Sigh... The situation is:
* ->sendmsg() expects ->msg_control copied to userland. sendmsg(2),
sendto(2), etc. do that copying. See ___sys_sendmsg() - there we have
/*
* Careful! Before this, msg_sys->msg_control contains a user pointer.
* Afterwards, it will be a kernel pointer. Thus the compiler-assisted
* checking falls down on this.
*/
if (copy_from_user(ctl_buf,
(void __user __force *)msg_sys->msg_control,
ctl_len))
goto out_freectl;
msg_sys->msg_control = ctl_buf;
As the result, ->sendmsg() instances access ->msg_control contents as normal
kernel data.
* ->recvmsg() expects ->msg_control to point to userland. See
net/core/scm.c for the helpers used to store into it. recvmsg(2) et.al.
simply leave the userland pointer there; worse, that pointer might be
to native or to compat variants, and layouts _are_ different. Thus those
if (MSG_CMSG_COMPAT & msg->msg_flags) in net/core/scm.c...

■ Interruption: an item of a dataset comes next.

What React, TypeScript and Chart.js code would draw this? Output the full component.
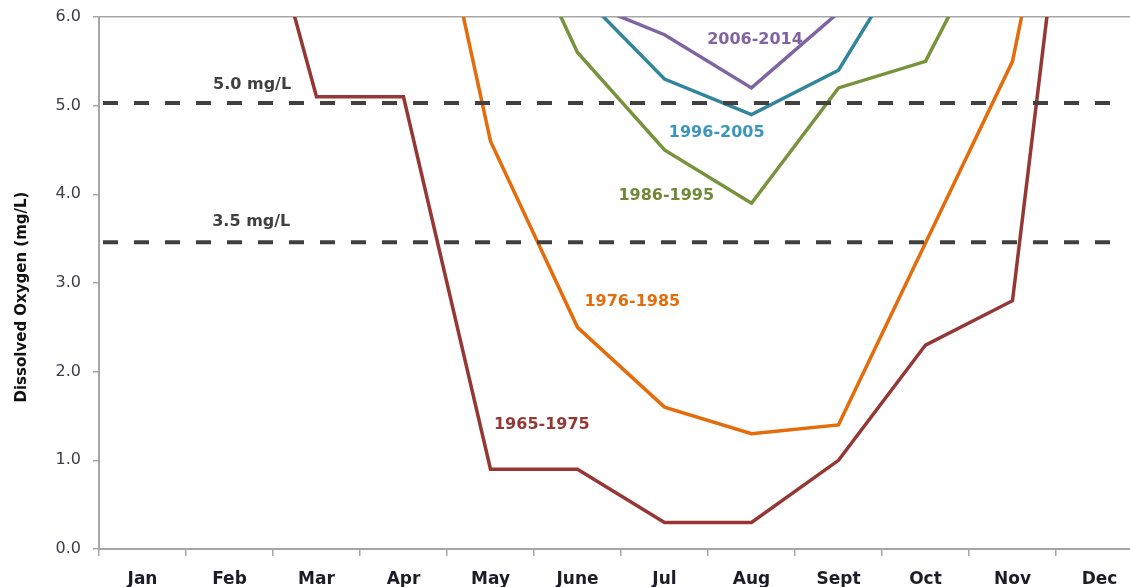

* kernel-side users of ->sendmsg() do not depend on setfs() for
access to their ->msg_control, simply because ->sendmsg() won't be using
copy_from_user()/get_user() to access it anyway.
* kernel-side users of ->recvmsg() are less lucky - most of them
don't give a damn either (they have NULL ->msg_control), but there's an
exception (somewhere in sunrpc, IIRC). So there we need to keep
playing with setfs(), even though the data side would be just fine without
that.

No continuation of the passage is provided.